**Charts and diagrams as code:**
┏━━

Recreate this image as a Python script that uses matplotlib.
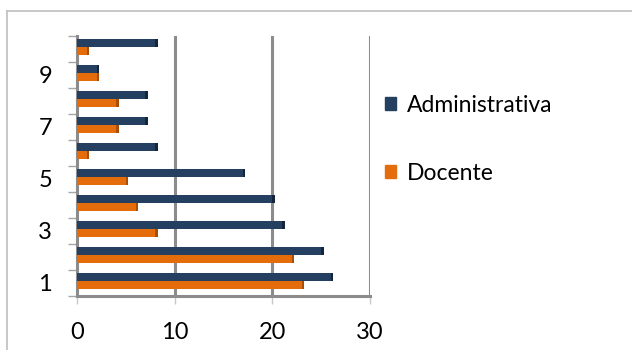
import matplotlib
matplotlib.use("Agg")
import matplotlib.pyplot as plt
from matplotlib.lines import Line2D
import numpy as np

# Staff counts per category
categories = [1, 2, 3, 4, 5, 6, 7, 8, 9, 10]
administrativa = [26, 25, 21, 20, 17, 8, 7, 7, 2, 8]
docente = [23, 22, 8, 6, 5, 1, 4, 4, 2, 1]
x_ticks = [0, 10, 20, 30]
y_labels = [1, 3, 5, 7, 9]

navy = "#243F60"
navy_side = "#14263D"
orange = "#E46C0A"
orange_side = "#A84F07"
grid_gray = "#8C8C8C"

plt.rcParams["font.family"] = ["Lato", "DejaVu Sans"]

fig = plt.figure(figsize=(6.32, 3.5), dpi=100)
fig.patch.set_facecolor("white")

W, H = 632, 350
ax = fig.add_axes([77 / W, 1 - 296 / H, (370 - 77) / W, (296 - 35.7) / H])

pos = np.array(categories, dtype=float)
bh = 0.32
off = 0.07
ax.barh(pos + off + bh / 2, administrativa, height=bh, color=navy, zorder=3)
ax.barh(pos + off - bh / 2, docente, height=bh, color=orange, zorder=3)
# darker end faces give the bars a little depth
ax.barh(pos + off + bh / 2, [0.25] * len(categories), left=administrativa,
        height=bh, color=navy_side, zorder=3)
ax.barh(pos + off - bh / 2, [0.25] * len(categories), left=docente,
        height=bh, color=orange_side, zorder=3)

ax.set_xlim(0, 30)
ax.set_ylim(0.5, 10.5)

# vertical gridlines
for v in x_ticks[1:]:
    ax.axvline(v, color=grid_gray, lw=2.2, zorder=1)

ax.set_xticks(x_ticks)
ax.set_xticklabels([str(v) for v in x_ticks])
ax.set_yticks(y_labels)
ax.set_yticklabels([str(v) for v in y_labels])
ax.set_yticks(np.arange(0.5, 11, 1.0), minor=True)

ax.tick_params(axis="y", which="major", length=0, pad=18, labelsize=17)
ax.tick_params(axis="y", which="minor", length=6.5, width=1, color="#A6A6A6")
ax.tick_params(axis="x", which="major", length=5.5, width=1, color="#C8C8C8",
               pad=13, labelsize=17)

for s in ["top", "right"]:
    ax.spines[s].set_visible(False)
for s in ["left", "bottom"]:
    ax.spines[s].set_color(grid_gray)
    ax.spines[s].set_linewidth(2.2)

ax.set_facecolor("none")

leg = fig.legend(handles=[
    plt.Rectangle((0, 0), 1, 1, color=navy),
    plt.Rectangle((0, 0), 1, 1, color=orange)],
    labels=["Administrativa", "Docente"],
    loc="upper left", bbox_to_anchor=(385 / W, 1 - 95 / H),
    frameon=False, fontsize=16.5, handlelength=0.5, handleheight=0.5,
    handletextpad=0.45, labelspacing=2.05, borderpad=0, borderaxespad=0)

# outer chart border (clipped by the image edges on the right and bottom)
fig.add_artist(Line2D([7 / W, 1.0], [1 - 11 / H, 1 - 11 / H],
                      transform=fig.transFigure, color="#BFBFBF", lw=1.2))
fig.add_artist(Line2D([7 / W, 7 / W], [0.0, 1 - 11 / H],
                      transform=fig.transFigure, color="#BFBFBF", lw=1.2))

fig.savefig("out.png", dpi=100, facecolor="white")
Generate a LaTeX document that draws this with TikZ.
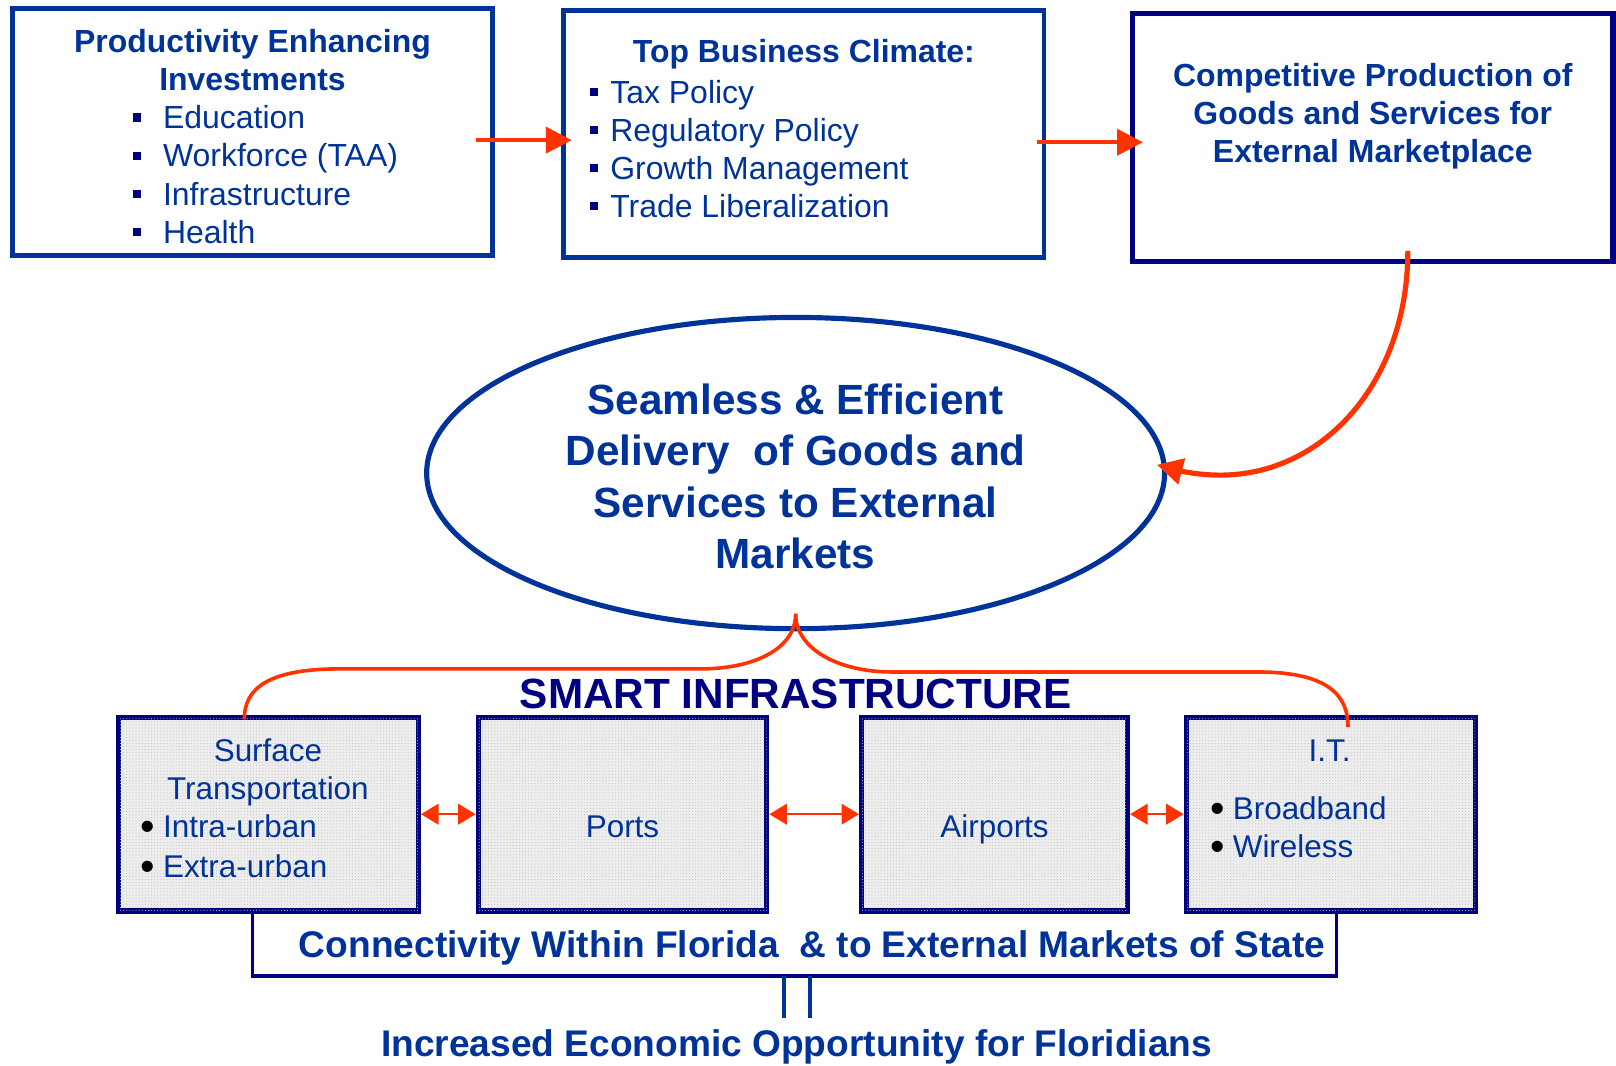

┗━━

**Goal of the exercise:** With the pictures left out, restate word for word every line of the data above, from the first down to the line that contains "import numpy as np".

**Answer to this exercise:**
Recreate this image as a Python script that uses matplotlib.
import matplotlib
matplotlib.use("Agg")
import matplotlib.pyplot as plt
from matplotlib.lines import Line2D
import numpy as np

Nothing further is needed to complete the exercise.